>> Start DATA FOR THIS TASK

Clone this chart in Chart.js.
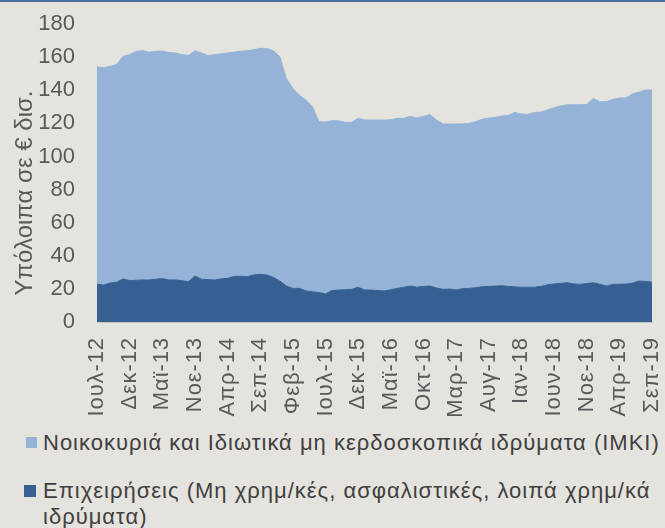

>> End DATA FOR THIS TASK
>> Start DATA FOR THIS TASK

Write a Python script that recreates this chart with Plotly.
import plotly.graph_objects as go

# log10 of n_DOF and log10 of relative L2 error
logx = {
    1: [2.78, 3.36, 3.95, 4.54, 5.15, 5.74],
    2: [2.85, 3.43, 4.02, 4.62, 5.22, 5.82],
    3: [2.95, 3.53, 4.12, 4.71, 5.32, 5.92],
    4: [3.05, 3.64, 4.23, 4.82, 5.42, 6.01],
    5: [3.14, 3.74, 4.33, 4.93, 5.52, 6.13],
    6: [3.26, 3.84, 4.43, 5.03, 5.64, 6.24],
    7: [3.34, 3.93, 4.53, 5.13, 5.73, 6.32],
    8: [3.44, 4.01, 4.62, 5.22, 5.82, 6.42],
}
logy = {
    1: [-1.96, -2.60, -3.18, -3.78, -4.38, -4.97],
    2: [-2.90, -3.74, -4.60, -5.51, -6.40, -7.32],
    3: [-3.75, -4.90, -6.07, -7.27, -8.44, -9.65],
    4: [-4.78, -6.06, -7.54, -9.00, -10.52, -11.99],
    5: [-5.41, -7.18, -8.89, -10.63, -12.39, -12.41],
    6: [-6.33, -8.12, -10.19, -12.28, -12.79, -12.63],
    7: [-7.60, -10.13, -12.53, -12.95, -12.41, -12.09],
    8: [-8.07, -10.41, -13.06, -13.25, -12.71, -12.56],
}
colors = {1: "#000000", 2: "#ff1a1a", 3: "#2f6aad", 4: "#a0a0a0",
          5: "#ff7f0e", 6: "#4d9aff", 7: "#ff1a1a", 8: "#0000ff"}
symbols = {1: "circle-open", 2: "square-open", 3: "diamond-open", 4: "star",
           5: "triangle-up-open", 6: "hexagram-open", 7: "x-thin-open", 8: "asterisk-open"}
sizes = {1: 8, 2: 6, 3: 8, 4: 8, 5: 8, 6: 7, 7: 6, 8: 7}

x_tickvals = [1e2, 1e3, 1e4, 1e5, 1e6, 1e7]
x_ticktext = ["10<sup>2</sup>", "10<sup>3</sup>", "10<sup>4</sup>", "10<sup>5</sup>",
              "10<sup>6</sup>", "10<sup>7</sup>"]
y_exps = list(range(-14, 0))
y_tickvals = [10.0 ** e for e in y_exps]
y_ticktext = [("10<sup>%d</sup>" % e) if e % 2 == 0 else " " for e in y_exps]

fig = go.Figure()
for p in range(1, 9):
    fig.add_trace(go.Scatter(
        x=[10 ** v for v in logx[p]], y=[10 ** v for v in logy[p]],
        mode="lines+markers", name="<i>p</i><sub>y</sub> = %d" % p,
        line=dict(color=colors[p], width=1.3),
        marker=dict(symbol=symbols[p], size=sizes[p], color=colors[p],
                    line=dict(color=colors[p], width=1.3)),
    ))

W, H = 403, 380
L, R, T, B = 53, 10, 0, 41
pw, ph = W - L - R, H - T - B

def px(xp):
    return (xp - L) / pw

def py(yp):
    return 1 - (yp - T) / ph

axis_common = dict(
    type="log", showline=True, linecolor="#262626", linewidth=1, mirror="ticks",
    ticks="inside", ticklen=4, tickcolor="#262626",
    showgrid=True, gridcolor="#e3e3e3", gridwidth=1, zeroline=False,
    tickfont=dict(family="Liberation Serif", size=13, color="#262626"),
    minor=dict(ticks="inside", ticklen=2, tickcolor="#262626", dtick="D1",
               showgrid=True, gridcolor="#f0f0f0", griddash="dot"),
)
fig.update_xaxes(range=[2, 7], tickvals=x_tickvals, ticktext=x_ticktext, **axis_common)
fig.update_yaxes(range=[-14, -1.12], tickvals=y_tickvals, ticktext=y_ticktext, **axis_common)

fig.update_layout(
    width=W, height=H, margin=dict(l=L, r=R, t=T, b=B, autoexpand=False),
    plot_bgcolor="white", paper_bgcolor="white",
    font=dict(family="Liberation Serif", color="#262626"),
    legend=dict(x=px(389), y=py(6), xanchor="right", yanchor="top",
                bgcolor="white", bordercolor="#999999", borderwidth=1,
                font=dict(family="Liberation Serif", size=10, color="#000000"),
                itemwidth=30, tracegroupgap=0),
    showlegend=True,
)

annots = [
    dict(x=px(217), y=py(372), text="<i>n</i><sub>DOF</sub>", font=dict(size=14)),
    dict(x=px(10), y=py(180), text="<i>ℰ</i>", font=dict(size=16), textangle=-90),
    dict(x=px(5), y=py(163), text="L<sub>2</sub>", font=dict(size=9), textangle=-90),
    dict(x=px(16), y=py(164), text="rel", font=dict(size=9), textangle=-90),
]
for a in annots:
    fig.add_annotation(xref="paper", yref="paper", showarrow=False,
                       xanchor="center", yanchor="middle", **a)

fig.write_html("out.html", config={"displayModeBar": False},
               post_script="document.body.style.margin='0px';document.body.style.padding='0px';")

>> End DATA FOR THIS TASK
>> Start DATA FOR THIS TASK

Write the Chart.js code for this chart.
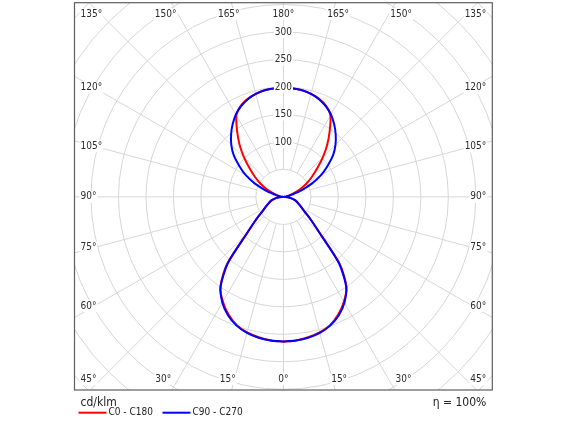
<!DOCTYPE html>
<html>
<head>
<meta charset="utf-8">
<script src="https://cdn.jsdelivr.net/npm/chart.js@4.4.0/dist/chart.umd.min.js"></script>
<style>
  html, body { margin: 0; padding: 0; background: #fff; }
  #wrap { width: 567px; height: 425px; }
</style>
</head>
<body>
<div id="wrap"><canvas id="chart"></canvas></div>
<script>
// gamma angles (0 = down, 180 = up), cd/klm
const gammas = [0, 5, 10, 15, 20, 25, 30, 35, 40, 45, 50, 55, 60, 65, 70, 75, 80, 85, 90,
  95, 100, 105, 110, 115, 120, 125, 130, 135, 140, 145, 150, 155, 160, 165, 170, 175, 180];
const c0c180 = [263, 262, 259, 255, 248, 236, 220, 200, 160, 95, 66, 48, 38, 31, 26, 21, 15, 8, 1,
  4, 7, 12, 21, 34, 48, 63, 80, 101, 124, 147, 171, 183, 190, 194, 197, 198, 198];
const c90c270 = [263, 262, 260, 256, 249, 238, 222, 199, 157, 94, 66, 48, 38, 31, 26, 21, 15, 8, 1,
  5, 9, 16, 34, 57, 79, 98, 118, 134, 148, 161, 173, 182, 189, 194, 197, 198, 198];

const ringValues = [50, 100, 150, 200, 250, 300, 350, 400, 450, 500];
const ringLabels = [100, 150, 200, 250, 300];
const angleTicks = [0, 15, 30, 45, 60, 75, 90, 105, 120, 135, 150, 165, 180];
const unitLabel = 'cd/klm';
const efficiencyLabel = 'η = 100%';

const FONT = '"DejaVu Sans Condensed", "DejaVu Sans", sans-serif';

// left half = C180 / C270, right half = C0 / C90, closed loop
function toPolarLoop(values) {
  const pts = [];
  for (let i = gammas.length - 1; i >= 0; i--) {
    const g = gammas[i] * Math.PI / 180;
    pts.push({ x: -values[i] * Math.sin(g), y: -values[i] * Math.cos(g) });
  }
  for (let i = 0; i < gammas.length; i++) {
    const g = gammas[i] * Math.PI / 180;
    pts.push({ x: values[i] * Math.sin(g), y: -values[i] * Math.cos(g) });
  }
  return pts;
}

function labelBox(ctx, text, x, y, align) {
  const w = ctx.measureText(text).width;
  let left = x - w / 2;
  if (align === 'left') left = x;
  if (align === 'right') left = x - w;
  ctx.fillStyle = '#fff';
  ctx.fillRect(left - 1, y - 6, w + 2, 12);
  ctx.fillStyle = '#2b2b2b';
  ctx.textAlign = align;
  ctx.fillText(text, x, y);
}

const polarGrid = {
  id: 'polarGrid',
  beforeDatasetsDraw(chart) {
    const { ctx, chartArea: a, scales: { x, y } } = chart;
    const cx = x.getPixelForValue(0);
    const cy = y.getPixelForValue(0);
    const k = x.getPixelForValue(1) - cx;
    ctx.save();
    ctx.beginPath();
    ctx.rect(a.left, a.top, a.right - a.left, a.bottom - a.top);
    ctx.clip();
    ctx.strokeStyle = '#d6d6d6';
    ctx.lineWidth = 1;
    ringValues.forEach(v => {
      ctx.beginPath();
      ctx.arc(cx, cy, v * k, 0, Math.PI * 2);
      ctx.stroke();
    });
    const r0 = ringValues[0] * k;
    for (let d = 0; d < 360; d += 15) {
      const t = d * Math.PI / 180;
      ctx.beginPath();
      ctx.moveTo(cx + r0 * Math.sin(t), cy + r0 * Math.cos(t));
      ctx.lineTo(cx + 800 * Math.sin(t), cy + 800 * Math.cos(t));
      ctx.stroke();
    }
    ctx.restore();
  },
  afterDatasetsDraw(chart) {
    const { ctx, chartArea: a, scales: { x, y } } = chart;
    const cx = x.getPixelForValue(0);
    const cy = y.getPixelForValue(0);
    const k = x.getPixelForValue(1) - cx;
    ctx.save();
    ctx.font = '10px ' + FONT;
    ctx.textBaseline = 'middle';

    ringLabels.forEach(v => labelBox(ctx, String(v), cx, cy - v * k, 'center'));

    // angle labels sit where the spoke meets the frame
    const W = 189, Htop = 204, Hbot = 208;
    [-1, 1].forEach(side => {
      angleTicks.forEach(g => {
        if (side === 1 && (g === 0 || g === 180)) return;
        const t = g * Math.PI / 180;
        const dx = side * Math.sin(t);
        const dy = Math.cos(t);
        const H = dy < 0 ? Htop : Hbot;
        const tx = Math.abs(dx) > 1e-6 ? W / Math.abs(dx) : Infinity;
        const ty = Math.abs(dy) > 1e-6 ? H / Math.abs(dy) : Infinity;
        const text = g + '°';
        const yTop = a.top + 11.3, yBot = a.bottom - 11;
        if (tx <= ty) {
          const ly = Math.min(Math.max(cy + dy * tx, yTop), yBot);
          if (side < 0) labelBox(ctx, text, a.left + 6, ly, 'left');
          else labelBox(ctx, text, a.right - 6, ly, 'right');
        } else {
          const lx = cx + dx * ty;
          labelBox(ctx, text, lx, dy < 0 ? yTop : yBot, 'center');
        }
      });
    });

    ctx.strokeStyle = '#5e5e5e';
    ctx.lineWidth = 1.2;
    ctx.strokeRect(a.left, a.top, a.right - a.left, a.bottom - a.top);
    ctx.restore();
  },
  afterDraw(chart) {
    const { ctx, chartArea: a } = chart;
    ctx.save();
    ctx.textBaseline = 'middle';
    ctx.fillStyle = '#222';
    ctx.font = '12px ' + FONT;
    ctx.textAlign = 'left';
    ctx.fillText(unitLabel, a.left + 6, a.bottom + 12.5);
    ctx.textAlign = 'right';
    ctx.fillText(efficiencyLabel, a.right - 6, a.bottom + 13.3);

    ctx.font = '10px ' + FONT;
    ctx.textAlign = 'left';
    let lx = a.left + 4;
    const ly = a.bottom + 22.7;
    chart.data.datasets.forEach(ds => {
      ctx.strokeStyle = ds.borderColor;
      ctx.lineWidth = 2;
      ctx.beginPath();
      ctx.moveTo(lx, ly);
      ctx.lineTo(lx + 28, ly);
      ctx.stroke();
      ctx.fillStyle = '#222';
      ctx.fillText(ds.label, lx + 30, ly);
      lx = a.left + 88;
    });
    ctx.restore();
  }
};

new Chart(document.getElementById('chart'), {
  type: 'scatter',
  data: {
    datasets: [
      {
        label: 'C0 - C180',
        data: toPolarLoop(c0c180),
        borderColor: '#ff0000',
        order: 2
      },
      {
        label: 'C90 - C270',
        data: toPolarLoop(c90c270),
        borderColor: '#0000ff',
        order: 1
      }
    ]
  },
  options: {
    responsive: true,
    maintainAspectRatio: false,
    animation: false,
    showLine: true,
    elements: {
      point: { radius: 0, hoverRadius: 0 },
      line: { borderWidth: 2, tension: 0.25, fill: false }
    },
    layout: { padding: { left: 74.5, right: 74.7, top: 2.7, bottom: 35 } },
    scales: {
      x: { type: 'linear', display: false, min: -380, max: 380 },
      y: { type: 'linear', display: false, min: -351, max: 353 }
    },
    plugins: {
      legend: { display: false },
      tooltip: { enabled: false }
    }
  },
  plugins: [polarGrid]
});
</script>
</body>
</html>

>> End DATA FOR THIS TASK

**WHAT IS ASKED**
Leave out the pictures and give again exactly the lines from the one with "Write the Chart.js code for this chart." through the one with "const efficiencyLabel = 'η = 100%';", and no others.

**FINISHED TASK**
Write the Chart.js code for this chart.
<!DOCTYPE html>
<html>
<head>
<meta charset="utf-8">
<script src="https://cdn.jsdelivr.net/npm/chart.js@4.4.0/dist/chart.umd.min.js"></script>
<style>
  html, body { margin: 0; padding: 0; background: #fff; }
  #wrap { width: 567px; height: 425px; }
</style>
</head>
<body>
<div id="wrap"><canvas id="chart"></canvas></div>
<script>
// gamma angles (0 = down, 180 = up), cd/klm
const gammas = [0, 5, 10, 15, 20, 25, 30, 35, 40, 45, 50, 55, 60, 65, 70, 75, 80, 85, 90,
  95, 100, 105, 110, 115, 120, 125, 130, 135, 140, 145, 150, 155, 160, 165, 170, 175, 180];
const c0c180 = [263, 262, 259, 255, 248, 236, 220, 200, 160, 95, 66, 48, 38, 31, 26, 21, 15, 8, 1,
  4, 7, 12, 21, 34, 48, 63, 80, 101, 124, 147, 171, 183, 190, 194, 197, 198, 198];
const c90c270 = [263, 262, 260, 256, 249, 238, 222, 199, 157, 94, 66, 48, 38, 31, 26, 21, 15, 8, 1,
  5, 9, 16, 34, 57, 79, 98, 118, 134, 148, 161, 173, 182, 189, 194, 197, 198, 198];

const ringValues = [50, 100, 150, 200, 250, 300, 350, 400, 450, 500];
const ringLabels = [100, 150, 200, 250, 300];
const angleTicks = [0, 15, 30, 45, 60, 75, 90, 105, 120, 135, 150, 165, 180];
const unitLabel = 'cd/klm';
const efficiencyLabel = 'η = 100%';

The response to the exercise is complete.